Именно с позиции прогрессора — находящегося как бы над схваткой — написаны мемуары. Чтобы не оказаться предвзятым, Клейн опирается на документы прежних лет — книги, статьи, интервью. Иногда приводит даже справки, выданные лагерным начальством или Институтом истории материальной культуры. Отсюда странная композиция воспоминаний, напоминающая построение научной работы. За введением следует список источников (“Описание использованных материалов”), а потом уже излагаются подтвержденные документами факты. Вот почему воспоминания в книге воспоминаний минимальны: они выполняют функцию комментария к имеющимся источникам. Или замещают несохранившиеся источники. Все остальное место отведено подлинным документам (к ним отнесены и старые интервью) по каждому периоду жизни. Не беда, если какие-то факты повторяются. Зато получается объективная картина. Попав в лагерь, Клейн решил, что оказался в очередной экспедиции. Решив писать мемуары, Клейн написал историческое исследование о себе.
Читатели, знакомые с монографиями Клейна последних лет, созданными на основе старых неопубликованных работ (“Воскрешение Перуна: К реконструкции восточнославянского язычества”, “Спор о варягах”, “Новая археология”), привыкли к многослойной манере автора. Он публикует давний текст, не потерявший актуальности, сопровождая его предисловиями, послесловиями и примечаниями. Старый текст сохраняется с максимальной точностью (иногда, как во втором издании “Археологических источников”, восстанавливается первоначальный текст, измененный редакторами) — как слепок той эпохи. Изначальная основа обрастает более поздними работами, наложенными как бы поверх. Мы имеем возможность проследить развитие мысли автора от более ранних вариантов к более поздним. Все это напоминает методику изучения раскопа — по слоям. Такой же послойный метод применяет Клейн и к автобиографии. Ибо авторецепция жизни на разных этапах неодинакова.
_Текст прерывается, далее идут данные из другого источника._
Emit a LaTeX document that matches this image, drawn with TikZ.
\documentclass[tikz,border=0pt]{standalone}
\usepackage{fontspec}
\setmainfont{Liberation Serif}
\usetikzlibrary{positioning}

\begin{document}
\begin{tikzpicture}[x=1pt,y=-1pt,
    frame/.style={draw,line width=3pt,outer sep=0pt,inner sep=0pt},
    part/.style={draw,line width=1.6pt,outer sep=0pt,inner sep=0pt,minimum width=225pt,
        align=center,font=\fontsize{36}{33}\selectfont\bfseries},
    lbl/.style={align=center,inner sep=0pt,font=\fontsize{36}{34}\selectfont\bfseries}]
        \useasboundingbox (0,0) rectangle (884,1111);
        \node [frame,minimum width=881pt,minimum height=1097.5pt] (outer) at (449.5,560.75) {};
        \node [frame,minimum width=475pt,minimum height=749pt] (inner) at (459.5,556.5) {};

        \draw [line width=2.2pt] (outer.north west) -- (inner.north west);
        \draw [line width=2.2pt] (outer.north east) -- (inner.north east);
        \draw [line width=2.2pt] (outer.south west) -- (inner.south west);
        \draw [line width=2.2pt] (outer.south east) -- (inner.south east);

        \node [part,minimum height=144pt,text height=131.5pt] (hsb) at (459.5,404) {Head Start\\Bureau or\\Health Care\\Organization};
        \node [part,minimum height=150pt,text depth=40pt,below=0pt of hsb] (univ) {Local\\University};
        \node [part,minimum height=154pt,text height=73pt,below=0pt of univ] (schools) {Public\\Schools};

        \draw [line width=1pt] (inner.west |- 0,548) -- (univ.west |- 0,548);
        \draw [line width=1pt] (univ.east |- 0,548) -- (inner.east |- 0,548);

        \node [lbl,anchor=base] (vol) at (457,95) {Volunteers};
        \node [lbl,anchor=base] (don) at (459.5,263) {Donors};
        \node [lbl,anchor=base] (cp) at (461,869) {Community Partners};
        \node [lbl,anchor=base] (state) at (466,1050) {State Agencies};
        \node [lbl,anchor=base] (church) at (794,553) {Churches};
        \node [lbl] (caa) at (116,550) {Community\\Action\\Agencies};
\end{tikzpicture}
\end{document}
Включение публицистико-беллетристических работ в общий контекст жизни ученого, с этой точки зрения, становится очевидным. Автор прослеживает движение своих идей и интересов вне зависимости от формы, в которой они были изложены. Ведь по тем же самым темам он создал и научные работы. Всю свою жизнь Лев Самуилович выстраивает как некий общий очерк истории идей — недаром он много лет и в разных странах читал курс лекций “История антропологических учений”. Идеи ученых, живших в одну эпоху с Клейном, выстраиваются рядом — и получается история археологии за несколько десятилетий. А поскольку идеи Клейна шире археологии, то к ней добавляется история еще нескольких полей гуманитарного знания. Бытовые детали, которых немало в книге, тоже встраиваются в общую линию. Рассказывая о быте, например, английского колледжа или американского университета, Клейн не просто передает интересные случаи — он знакомит читателя с малоизвестными у нас формами организации учебного процесса. Даже делясь с читателем способом научной организации вдохновения (в этом, помимо теории рефлексов, тоже, кажется, много от Просвещения), автор продолжает писать историю идей.
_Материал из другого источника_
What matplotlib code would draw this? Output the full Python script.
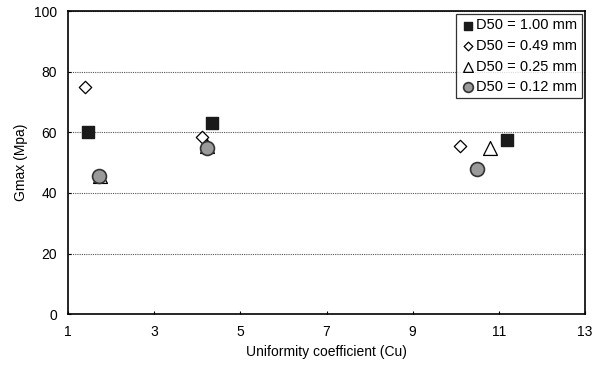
import matplotlib.pyplot as plt

plt.rcParams['font.family'] = ['Liberation Sans', 'DejaVu Sans']

# Gmax vs uniformity coefficient for four mean grain sizes
cu_100 = [1.45, 4.35, 11.2]
g_100 = [60, 63, 57.5]
cu_049 = [1.38, 4.1, 10.1]
g_049 = [75, 58.5, 55.5]
cu_025 = [1.74, 4.22, 10.8]
g_025 = [45.5, 55.5, 55]
cu_012 = [1.72, 4.22, 10.5]
g_012 = [45.5, 55, 48]

fig, ax = plt.subplots(figsize=(5.98, 3.71), dpi=100)
fig.subplots_adjust(left=0.114, right=0.978, top=0.97, bottom=0.153)

ax.scatter(cu_100, g_100, marker='s', s=85, color='#1a1a1a', edgecolor='#1a1a1a',
           label='D50 = 1.00 mm', zorder=3)
ax.scatter(cu_049, g_049, marker='D', s=40, color='white', edgecolor='black',
           linewidth=0.9, label='D50 = 0.49 mm', zorder=3)
ax.scatter(cu_025, g_025, marker='^', s=100, color='white', edgecolor='black',
           linewidth=0.9, label='D50 = 0.25 mm', zorder=3)
ax.scatter(cu_012, g_012, marker='o', s=100, color='#9a9a9a', edgecolor='#333333',
           linewidth=1.2, label='D50 = 0.12 mm', zorder=4)

ax.set_xlim(1, 13)
ax.set_ylim(0, 100)
ax.set_xticks([1, 3, 5, 7, 9, 11, 13])
ax.set_yticks([0, 20, 40, 60, 80, 100])
ax.yaxis.grid(True, linestyle=(0, (1, 1)), color='#555555', linewidth=0.8)
ax.set_axisbelow(True)
ax.tick_params(axis='both', direction='in', length=2, labelsize=10, pad=8)

for sp in ax.spines.values():
    sp.set_linewidth(1.2)

ax.set_xlabel('Uniformity coefficient (Cu)', fontsize=10)
ax.set_ylabel('Gmax (Mpa)', fontsize=10)

leg = ax.legend(loc='upper right', fontsize=10.5, frameon=True, fancybox=False,
                edgecolor='black', handletextpad=0.1, borderpad=0.3,
                labelspacing=0.45, markerscale=0.7, handlelength=1.0,
                borderaxespad=0.2)
leg.get_frame().set_linewidth(0.9)

fig.savefig('out.png', dpi=100)
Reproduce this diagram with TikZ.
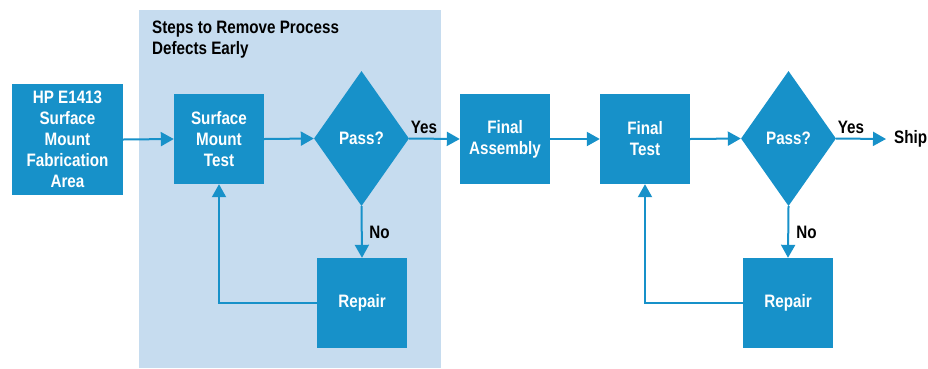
\documentclass[tikz,border=0pt]{standalone}
\usepackage{fontspec}
\setmainfont{Liberation Sans}[FakeStretch=0.845]
\usetikzlibrary{shapes.geometric,arrows.meta}
\definecolor{boxblue}{HTML}{1791C9}
\definecolor{panelblue}{HTML}{C6DCEF}
\begin{document}
\begin{tikzpicture}[x=1pt,y=-1pt,
  font=\bfseries\fontsize{18}{21}\selectfont,
  box/.style={rectangle, fill=boxblue, text=white, align=center, inner sep=0pt,
    minimum width=90pt, minimum height=90pt},
  decision/.style={diamond, fill=boxblue, text=white, inner sep=0pt,
    minimum width=95pt, minimum height=135pt},
  conn/.style={draw=boxblue, line width=2pt,
    -{Triangle[length=13pt,width=14pt]}, color=boxblue},
  lbl/.style={text=black, inner sep=0pt}]
\useasboundingbox (0,0) rectangle (928,368);
\fill[panelblue] (139,10) rectangle (441,368);
\node[lbl, anchor=west, align=left] (title) at (152,40) {Steps to Remove Process\\Defects Early};

\node[box, minimum width=111pt, minimum height=111pt] (hp) at (67.5,139.5) {HP E1413\\Surface\\Mount\\Fabrication\\Area};
\node[box] (smt) at (219,139) {Surface\\Mount\\Test};
\node[decision] (d1) at (361.5,138.5) {Pass?};
\node[box] (rep1) at (362,303) {Repair};
\node[box] (fa) at (505,139) {Final\\Assembly};
\node[box] (ft) at (645,139) {Final\\Test};
\node[decision] (d2) at (788.5,138.5) {Pass?};
\node[box] (rep2) at (788,303) {Repair};
\node[lbl, anchor=west, inner xsep=8pt] (ship) at (886,139) {Ship};

\draw[conn] (hp.east) -- (smt.west);
\draw[conn] (smt.east) -- (d1.west);
\draw[conn] (d1.east) -- (fa.west);
\draw[conn] (fa.east) -- (ft.west);
\draw[conn] (ft.east) -- (d2.west);
\draw[conn] (d2.east) -- (ship.west);
\draw[conn] (d1.south) -- (rep1.north);
\draw[conn] (d2.south) -- (rep2.north);
\draw[conn] (rep1.west) -| (smt.south);
\draw[conn] (rep2.west) -| (ft.south);

\node[lbl] (yes1) at (424,127) {Yes};
\node[lbl] (no1) at (379.5,232) {No};
\node[lbl] (yes2) at (851,127) {Yes};
\node[lbl] (no2) at (806.5,232) {No};
\end{tikzpicture}
\end{document}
Научность подхода стала сущностью Клейна. Эта “объективированная” автобиография пытается избавиться от субъективного взгляда, перерастая жанр. Возможно, такая точка зрения и помогала Клейну переживать трудности и невзгоды, которых выпало на его долю значительно больше, чем многим другим из его поколения. Тут не поспоришь — Клейном быть, действительно, трудно. Принципиальность — тяжкая ноша. Но на ней и держится мир.